Reactions: Like 4 | Amen 2


----------



## UKPuritan40 (Dec 21, 2018)

Reformed Covenanter said:


> Generally, when someone speaks in that manner it is because they are seeking to promote aberrant doctrine. Christ has given teachers to the church catholic; to ignore them is to despise his gifts. The one who says "I only read the Bible" while neglecting the means that God has given so that we may better understand his Word is obviously unteachable and full of pride. If the simple reading of the scriptures were all that was needed, moreover, what do we do with the account of the Ethiopian Eunuch, who could not understand Isaiah 53 without someone to teach him.


Oh that is a most excellent reply. Thank you Daniel.

Reactions: Like 1


----------



## timfost (Dec 21, 2018)

Calvin on 2 Tim. 4:13:

"Yet (to own the truth) I give the preference to the former interpretation; more especially because Paul immediately afterwards mentions books and parchments. It is evident from this, that the Apostle had not given over reading, though he was already preparing for death. Where are those who think that they have made so great progress that they do not need any more exercise? Which of them will dare to compare himself with Paul? Still more does this expression refute the madness of those men who -- despising books, and condemning all reading -- boast of nothing but their own enthousiasmous divine inspirations. But let us know that this passage gives to all believers a recommendation of constant reading, that they may profit by it."

Reactions: Like 4


----------



## Tom Hart (Dec 21, 2018)

In my experience, this is an error of a certain brand of shallow, fundamentalist Christianity, probably of a type more prevalent in North America. (I grew up in such an atmosphere; Pentecostals tend to not do a lot of deep theogical reading.) It's tied to the popular rejection of creeds, confessions and catechisms in the same circles. "No creed but Christ," they will proclaim. Or, if they do not proclaim it, they live, as I did, in total ignorance of even the Apostle's Creed. Thus such notions are tied to a lot of other subsequent error, even heresy.

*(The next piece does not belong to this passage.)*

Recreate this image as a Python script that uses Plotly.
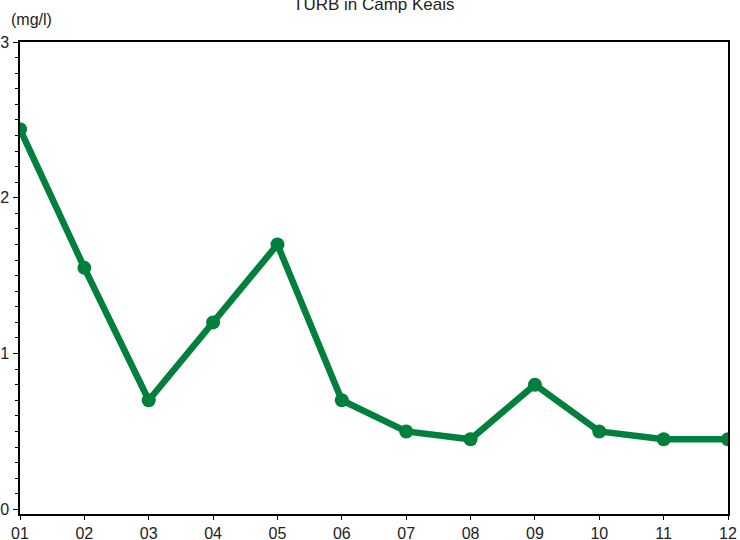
import plotly.graph_objects as go

# monthly turbidity readings
months = ["01", "02", "03", "04", "05", "06", "07", "08", "09", "10", "11", "12"]
turb = [2.44, 1.55, 0.70, 1.20, 1.70, 0.70, 0.50, 0.45, 0.80, 0.50, 0.45, 0.45]

green = "#007f3d"
font_family = "Liberation Sans, Arial, sans-serif"

fig = go.Figure()
fig.add_trace(go.Scatter(
    x=list(range(1, len(months) + 1)),
    y=turb,
    mode="lines+markers",
    line=dict(color=green, width=6.5),
    marker=dict(color=green, size=14),
    showlegend=False,
    hoverinfo="x+y"))

fig.update_layout(
    width=740, height=540,
    margin=dict(l=20, r=12, t=42, b=26),
    plot_bgcolor="#FFF",
    paper_bgcolor="#FFF",
    font=dict(family=font_family, size=16, color="#222"),
    xaxis=dict(
        range=[1, 12],
        tickmode="array",
        tickvals=list(range(1, len(months) + 1)),
        ticktext=months,
        ticks="outside", ticklen=4, tickcolor="#000",
        showline=True, linecolor="#000", linewidth=1.5, mirror=True,
        showgrid=False, zeroline=False,
        automargin=False),
    yaxis=dict(
        range=[-0.03, 3],
        tickmode="linear", tick0=0, dtick=1,
        ticks="outside", ticklen=5, tickcolor="#000",
        minor=dict(tick0=0, dtick=0.1, ticks="outside", ticklen=3,
                   tickcolor="#000", tickwidth=1),
        showline=True, linecolor="#000", linewidth=1.5, mirror=True,
        showgrid=False, zeroline=False,
        ticklabelstandoff=1,
        automargin=False),
    annotations=[
        dict(text="TURB in Camp Keais", x=0.5, xref="paper", y=1.0, yref="paper",
             showarrow=False, font=dict(size=17, color="#222"),
             xanchor="center", yanchor="middle", yshift=38),
        dict(text="(mg/l)", x=0.0, xref="paper", y=1.0, yref="paper",
             showarrow=False, font=dict(size=16, color="#222"),
             xanchor="left", yanchor="bottom", xshift=-11, yshift=12),
    ],
)

# drop the default 8px body margin so the figure sits at the page corner
fig.write_html("out.html", config={"displayModeBar": False},
               post_script="document.body.style.margin='0';")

I encountered one American fellow once who expressed such a view after I recommended reading some commentary or other. It's as though these people think that a theologian's teaching on the Bible risks supplanting the Bible itself as an authority. I replied to him that if he will hear a pastor preach every Sunday, why would he be unwilling to read what a pastor had written? That seemed to make him reconsider his opinion.

Reactions: Like 1


----------



## TylerRay (Dec 21, 2018)

UKPuritan40 said:


> I recently heard someone saying to another person who was sharing their enthusiasm over the Valley of Vision (a book of Puritan prayers) that they pretty much only read the word of God. The gist was not that they are hard and fast only going to read the bible, but seemed strongly convicted that reading anything else when one has the whole bible to read, is a poor choice, bad use of time etc. The way this discussion played out I felt that an illogical false dichotomy of sorts was being put out in the form of "Well is anything better than God's word?" (Of course a resounding NO would be given) so therefor, don't read other stuff.
> 
> I know that God gives us preachers and teachers and in the case of the Puritan writings we are dealing almost exclusively with such individuals, who though not of our era, are still blessing and profiting our souls to this day.
> 
> ...


I read other writers because they understand the Bible better than I do.

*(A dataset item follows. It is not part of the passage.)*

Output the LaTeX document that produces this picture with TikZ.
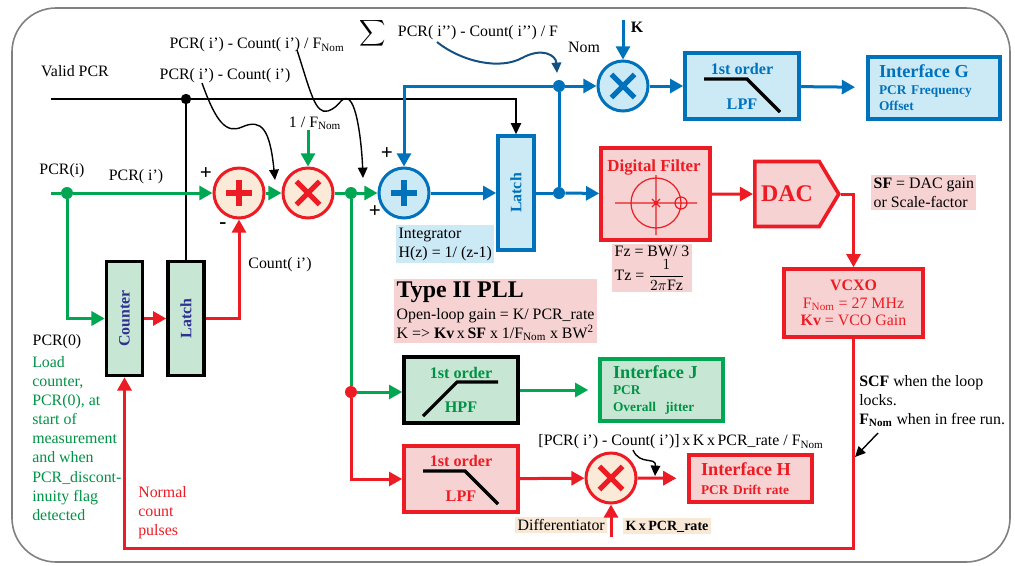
\documentclass[tikz,border=0pt]{standalone}
\usepackage{fontspec}
\setmainfont{Liberation Serif}
\usepackage{graphicx}
\usetikzlibrary{arrows.meta,shapes.symbols}
\definecolor{pllred}{RGB}{237,28,36}
\definecolor{pllgreen}{RGB}{0,166,81}
\definecolor{pllblue}{RGB}{0,114,188}
\definecolor{dkgreen}{RGB}{0,146,69}
\definecolor{navy}{RGB}{46,49,146}
\definecolor{curveblue}{RGB}{20,80,130}
\definecolor{fillblue}{RGB}{204,233,246}
\definecolor{fillpink}{RGB}{246,210,210}
\definecolor{fillgreen}{RGB}{200,230,212}
\definecolor{fillpeach}{RGB}{251,234,216}
\definecolor{fillbeige}{RGB}{249,232,214}
\definecolor{framegray}{RGB}{128,128,128}
\begin{document}
\begin{tikzpicture}[x=0.25mm, y=-0.25mm, font=\fontsize{11.3}{13.6}\selectfont,
  every node/.style={inner sep=0pt},
  arr/.style={-{Triangle[length=3.3mm,width=3.5mm]}},
  grn/.style={draw=pllgreen, line width=0.75mm},
  rd/.style={draw=pllred, line width=0.75mm},
  bl/.style={draw=pllblue, line width=0.75mm},
  blk/.style={draw=black, line width=0.4mm},
  note/.style={draw=#1, line width=0.35mm, -{Triangle[length=2.6mm,width=2.4mm]}},
  note/.default=black,
  junct/.style={circle, fill=#1, minimum size=3mm},
  opnode/.style={circle, draw=#1, fill=fillpeach, line width=0.75mm, minimum size=12.5mm},
  plussym/.style={path picture={\draw[#1, line width=1.5mm] (path picture bounding box.center) +(-3.3mm,0) -- +(3.3mm,0) +(0,-3.3mm) -- +(0,3.3mm);}},
  timessym/.style={path picture={\draw[#1, line width=1.3mm] (path picture bounding box.center) +(-2.9mm,-2.9mm) -- +(2.9mm,2.9mm) +(-2.9mm,2.9mm) -- +(2.9mm,-2.9mm);}},
  tallbox/.style={draw=#1, line width=0.9mm, minimum width=9mm, minimum height=28.5mm, font=\fontsize{11.3}{13.6}\selectfont\bfseries},
  blockbox/.style={draw=#1, line width=0.9mm, minimum width=28.5mm, minimum height=16.5mm},
  iface/.style={draw=#1, line width=0.9mm, text=#1, align=left, font=\bfseries},
  hilite/.style={fill=#1, align=left, inner xsep=0.6mm, inner ysep=0.6mm, anchor=north west},
  ttl/.style={font=\fontsize{11.5}{13}\selectfont\bfseries},
  sgn/.style={font=\fontsize{15}{15}\selectfont\bfseries},
]
\useasboundingbox (0,0) rectangle (1015,565);
\draw[framegray, line width=0.4mm, rounded corners=11mm] (12,8) rectangle (1010,562);

\node[junct=pllgreen] (j1) at (67,193) {};
\node[junct=black, minimum size=2.6mm] (j0) at (186,99) {};
\node[junct=pllgreen] (j2) at (351,193) {};
\node[junct=pllred] (j3) at (351,392) {};
\node[junct=pllblue] (j4) at (559,193) {};
\node[junct=pllblue] (j5) at (559,86) {};

\node[opnode=pllred, plussym=pllred] (add1) at (239,193) {};
\node[opnode=pllred, timessym=pllred] (mul1) at (308,193) {};
\node[opnode=pllblue, fill=fillblue, plussym=pllblue] (add2) at (404,193) {};
\node[opnode=pllblue, fill=fillblue, timessym=pllblue] (mul2) at (623,86) {};
\node[opnode=pllred, timessym=pllred] (mul3) at (611,478) {};

\node[tallbox=black, fill=fillgreen, text=navy] (counter) at (124.5,318.5) {\rotatebox{90}{Counter}};
\node[tallbox=black, fill=fillgreen, text=navy] (latchA) at (186,318.5) {\rotatebox{90}{Latch}};
\node[tallbox=pllblue, fill=fillblue, text=pllblue] (latchB) at (516,193) {\rotatebox{90}{Latch}};

\node[blockbox=pllblue, fill=fillblue] (lpfB) at (742,86) {};
\node[ttl, text=pllblue] (lpfBt) at (742,69) {1st order};
\node[ttl, text=pllblue] (lpfBb) at (742,104) {LPF};
\draw[line width=0.8mm] (704,79) -- (747,79) -- (780,112);

\node[blockbox=black, fill=fillgreen] (hpf) at (461,390) {};
\node[ttl, text=dkgreen] (hpft) at (461,373) {1st order};
\node[ttl, text=dkgreen] (hpfb) at (461,407) {HPF};
\draw[line width=0.8mm] (423,416) -- (457,382) -- (498,382);

\node[blockbox=pllred, fill=fillpink] (lpfR) at (461,479) {};
\node[ttl, text=pllred] (lpfRt) at (461,461) {1st order};
\node[ttl, text=pllred] (lpfRb) at (461,496) {LPF};
\draw[line width=0.8mm] (423,471) -- (465,471) -- (498,504);

\node[iface=pllblue, fill=fillblue, inner xsep=2.75mm, text width=27.5mm, minimum height=15.5mm] (ifG) at (934,88)
  {{\fontsize{13}{15}\selectfont Interface G}\\[1pt]\fontsize{9.5}{10.5}\selectfont PCR Frequency\\Offset};
\node[iface=dkgreen, draw=pllgreen, fill=fillgreen, inner xsep=3.25mm, text width=24.25mm, minimum height=15.5mm] (ifJ) at (661.5,390)
  {{\fontsize{13}{15}\selectfont Interface J}\\[1pt]\fontsize{9.5}{10.5}\selectfont PCR\\Overall\ \ jitter};
\node[iface=pllred, fill=fillpink, inner xsep=3mm, text width=24.75mm, minimum height=11.75mm] (ifH) at (750.5,478.5)
  {{\fontsize{13}{15}\selectfont Interface H}\\[1pt]\fontsize{9.5}{10.5}\selectfont PCR Drift rate};

\node[draw=pllred, line width=0.9mm, fill=fillpink, minimum width=27.25mm, minimum height=23mm] (df) at (655.5,194) {};
\node[text=pllred, font=\fontsize{12}{13}\selectfont\bfseries] (dft) at (654,168) {Digital Filter};
\draw[pllred, line width=0.3mm] (656,203) circle[radius=6.25mm] (615,203) -- (697,203) (656,175) -- (656,235)
  (652,199) -- (660,207) (652,207) -- (660,199) (681,203) circle[radius=1.5mm];

\node[signal, signal to=east, signal pointer angle=118, draw=pllred, line width=0.9mm, fill=fillpink,
  minimum width=21mm, minimum height=16.25mm, anchor=west, text=pllred, font=\fontsize{17}{17}\selectfont\bfseries] (dac) at (753,194) {DAC};
\node[draw=pllred, line width=0.9mm, fill=fillpink, minimum width=34.75mm, minimum height=17mm, text=pllred,
  align=center, font=\fontsize{11.3}{12.5}\selectfont] (vcxo) at (853.5,303)
  {\textbf{VCXO}\\F\textsubscript{Nom} = 27 MHz\\\textbf{Kv} = VCO Gain};

\node[hilite=fillpink] (sfbox) at (871,175) {\textbf{SF} = DAC gain\\or Scale-factor};
\node[hilite=fillpink, inner ysep=0.3mm] (fzbox) at (612,244) {Fz = BW/ 3\\[1.5pt]Tz = $\displaystyle\frac{1}{2\pi\mathrm{Fz}}$};
\node[hilite=fillblue] (integ) at (396,225) {Integrator\\H(z) = 1/ (z-1)};
\node[hilite=fillpink] (pll) at (394,279) {{\fontsize{17}{18}\selectfont\bfseries Type II PLL}\\[2pt]Open-loop gain = K/ PCR\_rate\\K => \textbf{Kv}\,x\,\textbf{SF} x 1/F\textsubscript{Nom} x BW\textsuperscript{2}};
\node[hilite=fillbeige] (diff) at (515,517) {Differentiator};
\node[hilite=fillbeige, font=\bfseries] (kpcr) at (623,518) {K\,x\,PCR\_rate};

\node (validtxt) at (75,71) {Valid PCR};
\node (pcrdiff) at (225,76) {PCR( i’) - Count( i’)};
\node (pcrdiffF) at (257,45) {PCR( i’) - Count( i’) / F\textsubscript{Nom}};
\node (invF) at (315,123) {1 / F\textsubscript{Nom}};
\node (sigma) at (373,33) {\scalebox{1.3}{$\displaystyle\sum$}};
\node (sumtxt) at (478,33) {PCR( i’’) - Count( i’’) / F};
\node (sumnom) at (584,47) {Nom};
\node[font=\fontsize{11.3}{13.6}\selectfont\bfseries] (ktxt) at (637,27) {K};
\node (pcri) at (62,171) {PCR(i)};
\node (pcrip) at (136,177) {PCR( i’)};
\node[sgn] (plusa) at (206,174) {+};
\node[sgn] (minusa) at (223,226) {-};
\node[sgn] (plusb) at (387,154) {+};
\node[sgn] (plusc) at (375,212) {+};
\node (counttxt) at (280,265) {Count( i’)};
\node (pcr0) at (57,342) {PCR(0)};
\node[text=dkgreen, align=left, anchor=north west] (loadtxt) at (32,356)
  {Load\\counter,\\PCR(0), at\\start of\\measurement\\and when\\PCR\_discont-\\inuity flag\\detected};
\node[text=pllred, align=left, anchor=north west] (normtxt) at (138,486) {Normal\\count\\pulses};
\node[align=left, anchor=north west] (scftxt) at (859,375)
  {\textbf{SCF} when the loop\\locks.\\\textbf{F\textsubscript{Nom}} when in free run.};
\node (drifttxt) at (681,442) {[PCR( i’) - Count( i’)]\,x\,K\,x\,PCR\_rate / F\textsubscript{Nom}};

\coordinate (vin) at (51,99);
\coordinate (pin) at (51,193);
\coordinate (invtop) at (308,130);
\coordinate (ktop) at (623,20);
\coordinate (kin) at (611,537);
\coordinate (loopR) at (853.5,548);
\coordinate (c1s) at (202,83);
\coordinate (c1e) at (275,180);
\coordinate (c2s) at (297,50);
\coordinate (c2e) at (363,178);
\coordinate (c3s) at (437,42);
\coordinate (c3e) at (557,73);
\coordinate (c4s) at (633,450);
\coordinate (c4e) at (655,476);
\coordinate (c5s) at (878,433);
\coordinate (c5e) at (855,457);

\draw[blk] (vin) -- (j0);
\draw[blk, -{Triangle[length=2.8mm,width=2.6mm]}] (j0) -- (j0 -| latchB) -- (latchB.north);
\draw[blk] (j0) -- (latchA);

\draw[grn] (pin) -- (j1);
\draw[grn, arr] (j1) -- (add1);
\draw[grn, arr] (j1) |- (counter);
\draw[grn, arr] (add1) -- (mul1);
\draw[grn] (mul1) -- (j2);
\draw[grn, arr] (j2) -- (add2);
\draw[grn, arr] (invtop) -- (mul1);
\draw[grn] (j2) -- (j3);
\draw[grn, arr] (j3) -- (j3 -| hpf.west);
\draw[grn, arr, shorten >=2.5mm] (hpf) -- (ifJ);

\draw[rd, arr] (counter) -- (latchA);
\draw[rd, arr] (latchA) -| (add1);
\draw[rd, arr] (j3) |- (lpfR);
\draw[rd, arr] (lpfR) -- (mul3);
\draw[rd, arr, shorten >=2.7mm] (mul3) -- (ifH);
\draw[rd, arr] (kin) -- (mul3);
\draw[rd, arr] (df) -- (dac);
\draw[rd, arr] (dac.east) -| (vcxo);
\draw[rd, arr] (vcxo) -- (loopR) -| (counter);

\draw[bl, arr] (add2) -- (latchB);
\draw[bl] (latchB) -- (j4);
\draw[bl, arr] (j4) -- (df);
\draw[bl] (j4) -- (j5);
\draw[bl, arr] (j5) -| (add2);
\draw[bl, arr] (j5) -- (mul2);
\draw[bl, arr] (ktop) -- (mul2);
\draw[bl, arr] (mul2) -- (lpfB);
\draw[bl, arr, shorten >=2.8mm] (lpfB) -- (ifG);

\draw[note] (c1s) .. controls (216,122) and (226,134) .. (242,127) .. controls (262,118) and (270,130) .. (c1e);
\draw[note] (c2s) .. controls (310,90) and (315,115) .. (328,111) .. controls (340,107) and (341,96) .. (348,99) .. controls (358,104) and (362,150) .. (c2e);
\draw[note=curveblue, line width=0.5mm] (c3s) .. controls (462,62) and (500,70) .. (522,58) .. controls (542,47) and (556,55) .. (c3e);
\draw[note] (c4s) .. controls (640,466) and (656,456) .. (c4e);
\draw[note] (c5s) -- (c5e);
\end{tikzpicture}
\end{document}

Reactions: Like 8 | Amen 1


----------



## JimmyH (Dec 21, 2018)

TylerRay said:


> I read other writers because they understand the Bible better than I do.


+1. I have a good friend of 30 years or more, who tells me he wishes he could have faith as I do, but he says he cannot. I've encouraged him, invited him to church, given him literature, but he insists that he is intelligent enough to interpret the Bible for himself, and doesn't need someone else to do it for him. I've argued against this ignorant attitude a couple of times, but to no avail. I pray that God will enlighten the eyes of his understanding. That is all I can do.

Reactions: Amen 1


----------



## jwithnell (Dec 21, 2018)

You might hear me give a variant of this from another perspective. I get irritated by folks who buy piles of Christian books (especially the how-tos) but don't practice examining the scripture to apply to life. Clearly Valley of Vision doesn't fall into this category, but could be mistaken for one if you don't know the Puritans.

Reactions: Like 1


----------



## greenbaggins (Dec 21, 2018)

I think the OP raises an issue that is part of what RS Clark was talking about with his "Quest for Illegitimate Religious Certainty." A person can be oh-so-pious and better-than-thou if he only reads the Bible. Some excellent responses have already been given. I will add a few other things that I think are important here. First of all, I ask them whether they read a translation of the Bible, or whether they read the original Hebrew, Aramaic, and Greek. If they respond that they read the English translation, then I respond by saying that they are reading the product of scholars who have read deeply in the exegetical literature in order to understand what the Bible is saying. Translation never occurs in an exegetical-minus atmosphere, to coin a somewhat awkward phrase. It is hypocritical to say that they will not interact with mere human writings when they are dependent on the scholarship of those who do. And if they decide to learn Hebrew, Aramaic, and Greek, then they will be relying on other human teachers to teach them that! 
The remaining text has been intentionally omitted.